Vivimos en un mundo de progreso, de civilización y destrucción mayormente mecánicos [...] Esta época que revive precisamente la guerra y los mitos de hace siglos y vuelve a poner de moda los lugares de las viejas batallas [...] nos da la clave de que nada está aislado ni muere en el transcurso del tiempo; de que el pasado espera reunirse con el presente, y de que la única razón del presente es reunirse con el futuro. En otras palabras, el mundo que a nuestros ojos parece estar creándose y ser original, no podría lograr su objeto de creación si no se recreara a la vez, si prescindiera de sus muertos y se consagrara sólo a los vivos.


(624)                


El presente en el que se desarrolla Corona de sombra es la modernidad ilustrada, pero también parece ser su ocaso, en medio del cual se vislumbra otra realidad. Maximiliano, como paradigma del héroe verdaderamente moderno, dice Usigli: «es el verdadero precursor de un nuevo punto de vista: el príncipe demócrata» (628). Y continúa: «Es el último príncipe heroico de Europa [...] con él muere un símbolo a la vez que nace otro. En él muere la codicia europea; en él nace el primer concepto cerrado y claro de la nacionalidad mexicana» (629).

¿Por qué elige Usigli a Maximiliano como el paradigma de la verdadera identidad mexicana? Tal vez porque, como él, su identidad no es la nacionalidad ni la historia falseada, sino la realidad mexicana con la que se compromete y por la que está dispuesto, como también Cuahutémoc en Corona de fuego, o como César Rubio en El Gesticulador, a morir. Evidentemente Usigli mismo se ve reflejado en este tipo de héroe moderno: «Nacido en México, -dice- de padres europeos, no españoles, he descubierto, por ejemplo, que nada me separa de esta tierra, que disfruto ver sus problemas, de una perspectiva extraordinaria, orgullosa y apasionada, y de una presencia sin retorno a Europa» (635).

Ser moderno es ser universal no a partir de un falso esencialismo, sino de una realidad local, arraigada en una historia verdadera que se proyecta en la configuración de un futuro. Por eso para Usigli el teatro, como para otros tantos pensadores de la modernidad, es el paradigma por excelencia de lo verdaderamente moderno. En su «Ensayo sobre la actualidad de la poesía dramática» de 1947, Usigli propone que el teatro es articulador del tiempo, retextualizador de la historia y, por consiguiente, formador de la verdadera política. «Separada de la estética -dice- y, por consiguiente, de la ética y de la conciencia puras, la política mexicana se desvinculó del concepto filosófico de la política, convirtiéndose en una fuerza ciega y mortal».

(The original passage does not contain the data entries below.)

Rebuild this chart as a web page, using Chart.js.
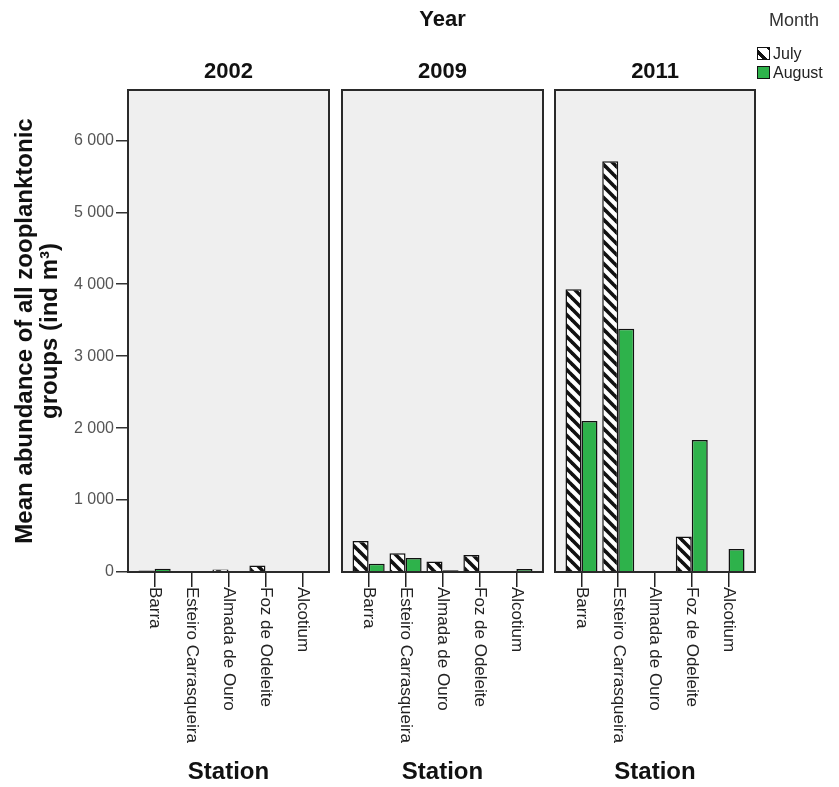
<!DOCTYPE html>
<html>
<head>
<meta charset="utf-8">
<script src="https://cdn.jsdelivr.net/npm/chart.js@4.4.1/dist/chart.umd.min.js"></script>
<style>
  html, body { margin: 0; padding: 0; background: #fff; }
  body { position: relative; width: 839px; height: 787px; overflow: hidden;
         font-family: "Liberation Sans", Arial, sans-serif; }
  canvas { position: absolute; top: 0; }
  #legend { position: absolute; left: 757px; top: 8px; color: #333; }
  #legend .head { font-size: 18px; margin-left: 12px; height: 36px; line-height: 24px; }
  #legend .row { display: flex; align-items: center; height: 19px; font-size: 16px; color: #222; }
  #legend .box { width: 11px; height: 11px; border: 1.5px solid #111; margin-right: 3px; box-sizing: content-box; }
  #legend .july { background: repeating-linear-gradient(45deg, #fff 0 3px, #111 3px 7px, #fff 7px 11px); }
  #legend .august { background: #2eb24b; }
</style>
</head>
<body>
<canvas id="c2002" width="332" height="787" style="left:0px"></canvas>
<canvas id="c2009" width="210" height="787" style="left:336px"></canvas>
<canvas id="c2011" width="209" height="787" style="left:549px"></canvas>
<div id="legend">
  <div class="head">Month</div>
  <div class="row"><span class="box july"></span>July</div>
  <div class="row"><span class="box august"></span>August</div>
</div>
<script>
// Sampling stations (x axis of every panel)
const stations = ['Barra', 'Esteiro Carrasqueira', 'Almada de Ouro', 'Foz de Odeleite', 'Alcotium'];
const years = ['2002', '2009', '2011'];

// Mean abundance of all zooplanktonic groups (ind m-3)
const july2002   = [20, 0, 35, 90, 0];
const august2002 = [45, 0, 10, 15, 5];
const july2009   = [430, 260, 145, 235, 0];
const august2009 = [115, 195, 25, 8, 40];
const july2011   = [3930, 5710, 0, 495, 0];
const august2011 = [2100, 3380, 0, 1835, 320];

// Value axis
const yTickValues = [0, 1000, 2000, 3000, 4000, 5000, 6000];
const yMax = 6700;

const FONT = '"Liberation Sans", Arial, sans-serif';
const GREEN = '#2eb24b';

// Black "\" hatching for the July bars
function hatchPattern() {
  const s = 11;
  const c = document.createElement('canvas');
  c.width = s; c.height = s;
  const g = c.getContext('2d');
  g.fillStyle = '#ffffff';
  g.fillRect(0, 0, s, s);
  g.strokeStyle = '#111111';
  g.lineWidth = 3.6;
  g.lineCap = 'square';
  for (const k of [-1, 0, 1]) {
    g.beginPath();
    g.moveTo(k * s, 0);
    g.lineTo(k * s + s, s);
    g.stroke();
  }
  return g.createPattern(c, 'repeat');
}
const hatch = hatchPattern();

const fmtThousands = v => String(v).replace(/\B(?=(\d{3})+(?!\d))/g, ' ');

// Grey panel with a dark frame
const panelFrame = {
  id: 'panelFrame',
  beforeDatasetsDraw(chart) {
    const { ctx, chartArea: a } = chart;
    ctx.save();
    ctx.fillStyle = '#efefef';
    ctx.fillRect(a.left, a.top, a.width, a.height);
    ctx.restore();
  },
  afterDatasetsDraw(chart) {
    const { ctx, chartArea: a } = chart;
    ctx.save();
    ctx.strokeStyle = '#2a2a2a';
    ctx.lineWidth = 2;
    ctx.strokeRect(a.left, a.top, a.width, a.height);
    ctx.restore();
  }
};

// Station names written downward under each tick
const stationLabels = {
  id: 'stationLabels',
  afterDraw(chart) {
    const { ctx, chartArea } = chart;
    const xs = chart.scales.x;
    ctx.save();
    ctx.font = '17px ' + FONT;
    ctx.fillStyle = '#222';
    ctx.textAlign = 'left';
    ctx.textBaseline = 'middle';
    stations.forEach((name, i) => {
      ctx.save();
      ctx.translate(xs.getPixelForValue(i), chartArea.bottom + 15);
      ctx.rotate(Math.PI / 2);
      ctx.fillText(name, 0, 0);
      ctx.restore();
    });
    ctx.restore();
  }
};

function points(values) {
  return values.map((v, i) => ({ x: i, y: v }));
}

function makePanel(id, year, july, august, opts) {
  const first = opts.first;
  return new Chart(document.getElementById(id), {
    type: 'bar',
    data: {
      datasets: [
        { label: 'July', data: points(july), backgroundColor: hatch,
          borderColor: '#111', borderWidth: 1.5 },
        { label: 'August', data: points(august), backgroundColor: GREEN,
          borderColor: '#111', borderWidth: 1.5 }
      ]
    },
    plugins: [panelFrame, stationLabels],
    options: {
      responsive: false,
      animation: false,
      events: [],
      layout: { padding: { top: opts.padTop, left: opts.padLeft, right: 3, bottom: 0 } },
      datasets: { bar: { categoryPercentage: 0.87, barPercentage: 1.0 } },
      plugins: {
        legend: { display: false },
        tooltip: { enabled: false },
        title: {
          display: !!opts.title, text: opts.title || '', color: '#111', fullSize: false,
          font: { family: FONT, size: 22, weight: 'bold' }, padding: { top: 7, bottom: 7 }
        },
        subtitle: {
          display: true, text: year, color: '#111', fullSize: false,
          font: { family: FONT, size: 22, weight: 'bold' }, padding: { top: 18.4, bottom: 4.8 }
        }
      },
      scales: {
        x: {
          type: 'linear',
          bounds: 'data',
          min: -0.72, max: 4.72,
          offset: false,
          afterBuildTicks: axis => { axis.ticks = stations.map((s, i) => ({ value: i })); },
          afterFit: axis => { axis.height = 215; },
          ticks: { display: false },
          grid: { display: true, offset: false, drawOnChartArea: false, drawTicks: true,
                  tickLength: 15, color: '#222', lineWidth: 1.5 },
          border: { display: true, color: '#2a2a2a', width: 2 },
          title: { display: true, text: 'Station', color: '#111',
                   font: { family: FONT, size: 24, weight: 'bold' }, padding: { top: 0, bottom: 0 } }
        },
        y: {
          display: first,
          bounds: 'data',
          min: 0, max: yMax,
          afterBuildTicks: axis => { axis.ticks = yTickValues.map(v => ({ value: v })); },
          afterFit: axis => { if (first) axis.width = 128; },
          ticks: { color: '#555', padding: 2, font: { family: FONT, size: 16 },
                   callback: v => fmtThousands(v) },
          grid: { drawOnChartArea: false, drawTicks: true, tickLength: 12, color: '#333', lineWidth: 1.5 },
          border: { display: true, color: '#2a2a2a', width: 2 },
          title: {
            display: first,
            text: ['Mean abundance of all zooplanktonic', 'groups (ind m³)'],
            color: '#111',
            font: { family: FONT, size: 24, weight: 'bold', lineHeight: 1.05 },
            padding: { top: 13, bottom: 0 }
          }
        }
      }
    }
  });
}

const TITLE_BLOCK = 22 * 1.2 + 14; // height taken by the "Year" heading

makePanel('c2002', years[0], july2002, august2002, { first: true, padTop: TITLE_BLOCK, padLeft: 0 });
makePanel('c2009', years[1], july2009, august2009, { first: false, padTop: 0, padLeft: 6, title: 'Year' });
makePanel('c2011', years[2], july2011, august2011, { first: false, padTop: TITLE_BLOCK, padLeft: 6 });
</script>
</body>
</html>
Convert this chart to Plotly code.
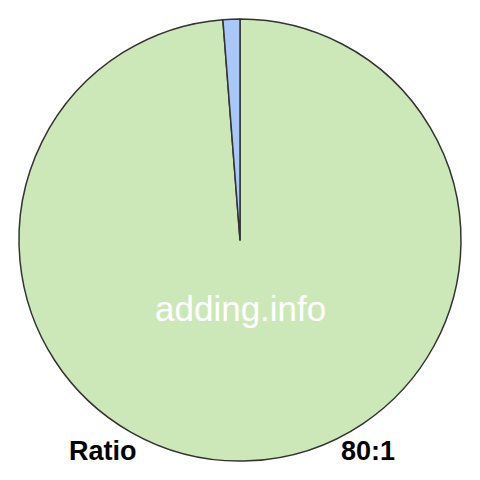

Como sus héroes, Usigli es capaz de ver la totalidad del proyecto de la modernidad, de manera que era plenamente conciente del cambio que significó la Segunda Guerra Mundial para la modernidad: el inevitable desplazamiento de del centro hegemónico de Europa a Norteamérica. De ahí que haya percibido la amenaza de una nueva colonización que pondría en riesgo esa identidad que estaba en vías de construirse. Así, en sus «Doce notas» de 1943, señala: «Nuestro remedio contra los Estados Unidos no está en odiarlos ni en servirlo ni en atraer su lluvia de oro sobre nuestras cabezas. Esta en tener un teatro. Pero el teatro es la corona de la unidad racial, primero, de la unidad política después, de un país» (488).

De esta manera Usigli vio el teatro o, quizá, ubicándonos en el presente, podamos decir que vio el arte auténticamente nacional como aquel que configura de identidad verdadera, pues el arte-facto es la expresión más material y más real de la identidad. El teatro no es, pues, mexicano mientras no muestre la conflictiva mexicana, sino que siga miméticamente el modelo europeo vanguardista del modernismo que, debemos decir, emerge bajo condiciones distintas a las de nuestro país. Hemos señalado que Usigli no reacciona negativamente ante los experimentos vanguardistas, sino todo lo contrario, los alienta siempre y cuando sea una vanguardia mexicana. Si él opta por el realismo en su dramaturgia no es porque no sea conciente de la vanguardia europea, sino porque para él representar la realidad no es asunto de «realismo» mimético sino de construcción estética, una construcción que sea lo más adecuado para mostrar la verdad. Y esto, para Usigli puede hacerse desde cualquier propuesta estética. Lo que resulta imperdonable es que se lleve a cabo la experimentación sin que ésta respete lo que para él es la esencia del teatro: la verdad sobre la realidad.

Finalmente tendríamos que decir que para Usigli la identidad mexicana sólo es moderna en la medida en que se despoja del lastre nacionalista y asume el reto de hacerse presente como un pueblo, como conciencia nacional que está dispuesta a asumir un futuro en vez de ocultarse en la máscara del pasado indígena o español. Pues la verdadera modernidad es aquella que mira hacia donde se mueve la realidad, no para aceptarla incondicionalmente, ni para rechazarla tajantemente, sino pare enfrentarla con la verdad, esto es, con el teatro.